William CLIFF, Des destins, Table ronde, 2023, 352 p., 22 €, ISBN : 9791037112019
Dans les recueils de William Cliff, les vers font naître des étincelles à l’instar de deux corps qui s’étreignent. Des étincelles de vie, de beauté arrachée à la gueule du néant. D’une composition circadienne rythmée par vingt-parties qui sont autant de livres d’heures, Des destins dessine une géographie de l’aventure organique des éléments et des êtres (portraits des proches, des amants, des garçons aimés, rencontres, instantanés de vie, cigarettes, lunettes, forêt, évocations de Joseph Orban, de Paul Claudel, du printemps…).
Taillés dans la forme du sonnet, élisant l’alexandrin, les poèmes accomplissent un mouvement rétrospectif, font de la réminiscence, du retour vers le passé l’énergie catalysant l’écriture. Ils interrogent moins l’implacable joug du temps qui passe qu’ils ne tentent d’en arracher des fragments d’éternité. Avec Charles Baudelaire, un frère en élection, William Cliff partage l’expérience d’une oscillation douloureuse entre le spleen et l’hymne à la beauté, à l’idéal. C’est sous l’horizon du « souviens-toi que le Temps est un joueur avide / Qui gagne, sans tricher, à tout coup ! C’est la loi » (Baudelaire, « L’horloge ») que se tiennent ces poèmes qui, souvent, s’adressent à des êtres qui ne sont plus, qui se tournent comme des tournesols noirs vers la ville de Gembloux, les émois de l’adolescence, les odeurs des corps, du sperme, du tabac de bonne-Maman, usant du vers comme d’un regard cristallisé qui sauve de l’oubli des transports désirants, des regrets, des fragments du jadis.
Qu’est-ce que j’ai appris dans mon adolescence ?
Je me le demande. J’ai appris à prier,
à me mettre à genoux, à faire pénitence,
à regarder le Christ en train d’agoniser.
J’ai appris à zieuter les jambes excitantes
de Guilmot qui parfois tournait les yeux vers moi,
il tournait les yeux vers mes misères rampantes
sans comprendre rien à mon malheureux émoi.
La rythmique de la versification épouse celle d’une vie devenue matériau autobiographique, libérant les souvenirs de scènes de l’existence quotidienne, de séismes charnels et de pèlerinages sexuels. Sans apprêts, dans la simplicité de vers qui creusent leurs sillons telluriques, l’écriture se fait vestale, rend hommage à ce qui ne reviendra plus, redonne forme et vie à ceux et celles que la mort a fauchés. Escorté par les autres sens (l’olfaction en particulier), le regard poétique glane dans le massif des années écoulées, dans les veines de Chronos des pépites de boue ou de soleil, des réflexions sur la vocation poétique, son lien à la solitude, à la souffrance.

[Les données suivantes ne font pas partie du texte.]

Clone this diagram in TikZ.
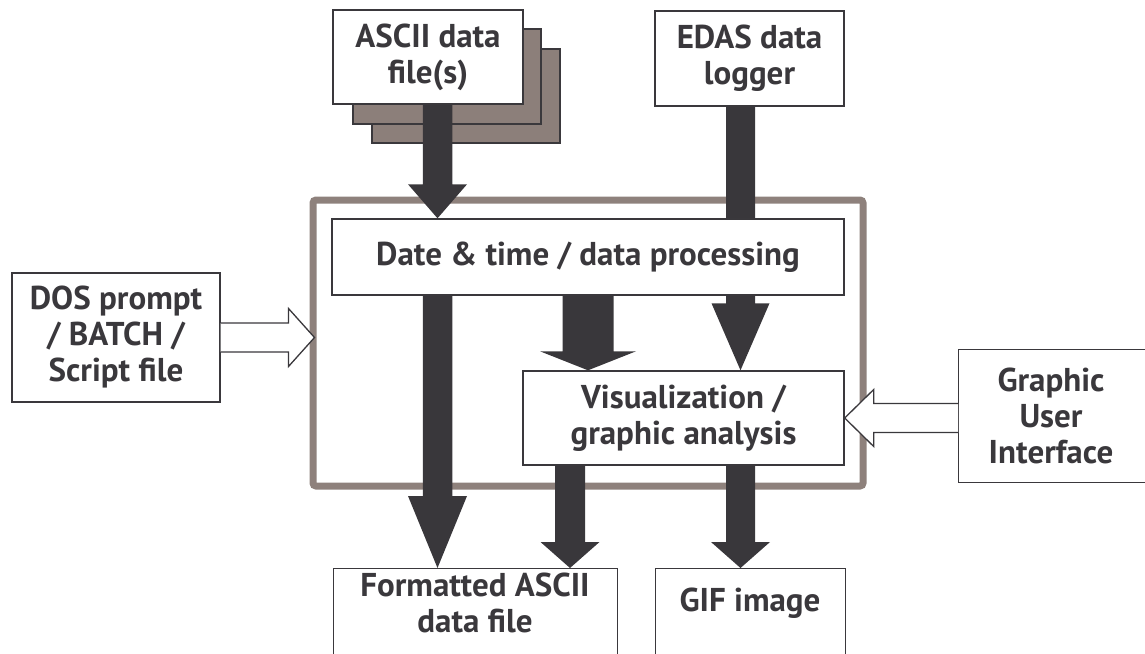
\documentclass[tikz,border=0pt]{standalone}
\usepackage{fontspec}
\setmainfont{PT Sans}
\usetikzlibrary{calc}
\definecolor{ink}{HTML}{3A383C}
\definecolor{framec}{HTML}{8E817C}
\definecolor{stackc}{HTML}{8C7F7A}
\definecolor{arrc}{HTML}{39373B}
\pgfdeclarelayer{back}
\pgfdeclarelayer{mid}
\pgfsetlayers{back,mid,main}
% vertical solid block arrow: start, end, shaft half, head half, head length
\newcommand\fatdown[5]{%
  \fill[arrc] let \p1=#1, \p2=#2 in
    (\x1-#3,\y1) -- (\x1-#3,\y2+#5) -- (\x1-#4,\y2+#5) -- (\x1,\y2)
    -- (\x1+#4,\y2+#5) -- (\x1+#3,\y2+#5) -- (\x1+#3,\y1) -- cycle;}
% horizontal hollow block arrow (open at start)
\newcommand\hollowh[6]{% start, end, shaft half, head half, head length, sign
  \filldraw[fill=white,draw=ink,line width=1.3pt,line join=miter] let \p1=#1, \p2=#2 in
    (\x1,\y1+#3) -- (\x2-#6*#5,\y1+#3) -- (\x2-#6*#5,\y1+#4) -- (\x2,\y1)
    -- (\x2-#6*#5,\y1-#4) -- (\x2-#6*#5,\y1-#3) -- (\x1,\y1-#3);}
\begin{document}
\begin{tikzpicture}[x=1pt,y=-1pt,
  box/.style={draw=ink,line width=1.4pt,fill=white,inner sep=0pt,align=center,
    font=\fontsize{33}{36}\selectfont\bfseries,text=ink},
  lbl/.style={inner sep=0pt,align=center,font=\fontsize{33}{36}\selectfont\bfseries,text=ink},
  stackbox/.style={draw=ink,line width=1.4pt,fill=stackc,inner sep=0pt}]
\useasboundingbox (0,0) rectangle (1145,653);
\clip (0,0) rectangle (1145,653);

% frame
\begin{pgfonlayer}{back}
\node[draw=framec,line width=7pt,rounded corners=3pt,outer sep=0pt,
      minimum width=550pt,minimum height=286pt] (frame) at (588,343) {};
\node[stackbox,minimum width=188pt,minimum height=94pt] (stackc) at (466,96) {};
\node[stackbox,minimum width=188pt,minimum height=95pt] (stackb) at (447,76.5) {};
\end{pgfonlayer}

% boxes
\node[box,minimum width=190pt,minimum height=94pt] (ascii) at (428,57) {ASCII data\\file(s)};
\node[box,minimum width=189pt,minimum height=95pt] (edas) at (749.5,58.5) {EDAS data\\logger};
\node[box,minimum width=512pt,minimum height=76pt] (date) at (588,257) {Date \& time / data processing};
\node[box,minimum width=321pt,minimum height=94pt] (vis) at (683.5,418) {Visualization /\\graphic analysis};
\node[box,minimum width=208pt,minimum height=129pt] (dos) at (116,337.5) {DOS prompt\\/ BATCH /\\Script file};
\node[box,minimum width=200pt,minimum height=133pt,anchor=north west] (gui) at (958,349) {};
\node[lbl] (guitext) at (1051,415.5) {Graphic\\User\\Interface};
\node[box,minimum width=284pt,minimum height=120pt,anchor=north west] (fmt) at (333,568) {};
\node[lbl] (fmttext) at (475,603) {Formatted ASCII\\data file};
\node[box,minimum width=190pt,minimum height=120pt,anchor=north west] (gif) at (655,568) {};
\node[lbl] (giftext) at (750,603) {GIF image};

% arrow columns
\coordinate (c1) at (437.5,0);
\coordinate (c2) at (740.5,0);
\coordinate (c3) at (588,0);
\coordinate (c5) at (570,0);

\begin{pgfonlayer}{mid}
\fatdown{(c1 |- ascii.south)}{(c1 |- date.north)}{14.75pt}{29.5pt}{34pt}
\fatdown{(c2 |- edas.south)}{(c2 |- vis.north)}{14.5pt}{29pt}{67pt}
\fatdown{(c3 |- date.south)}{(c3 |- vis.north)}{25.5pt}{48pt}{19pt}
\fatdown{(c1 |- date.south)}{(c1 |- fmt.north)}{14.75pt}{29.5pt}{72pt}
\fatdown{(c5 |- vis.south)}{(c5 |- fmt.north)}{15pt}{29.5pt}{26pt}
\fatdown{(c2 |- vis.south)}{(c2 |- gif.north)}{14.5pt}{29.5pt}{26pt}
\end{pgfonlayer}

% hollow arrows
\hollowh{(dos.east)}{($(dos.east -| frame.west)+(1.5,0)$)}{14.5pt}{29pt}{26pt}{1}
\hollowh{(vis.east -| gui.west)}{(vis.east)}{14.5pt}{28.5pt}{29pt}{-1}
\end{tikzpicture}
\end{document}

la poésie exige grande solitude
hélas ! qui fait souffrir le malheureux poète
frappant sur tous les murs avec sa poigne rude
afin d’apprendre la résonance de l’être.
Traverser le monde en poète, habiter sur cette terre en poète comme l’écrivait Hölderlin, c’est aussi vibrer au panthéisme de Walt Whitman, se sentir le contemporain de Baudelaire, dans une inversion du proche et du lointain, l’oreille collée aux écrivains-époux de la solitude.
Du côté des compagnons d’infortune, des descendants des coquillards de François Villon, William Cliff « zieute les jambes excitantes » ou désolées des destins, écrit à visage découvert, des cailloux de mélancolie et une pluie d’alexandrins dans les poches.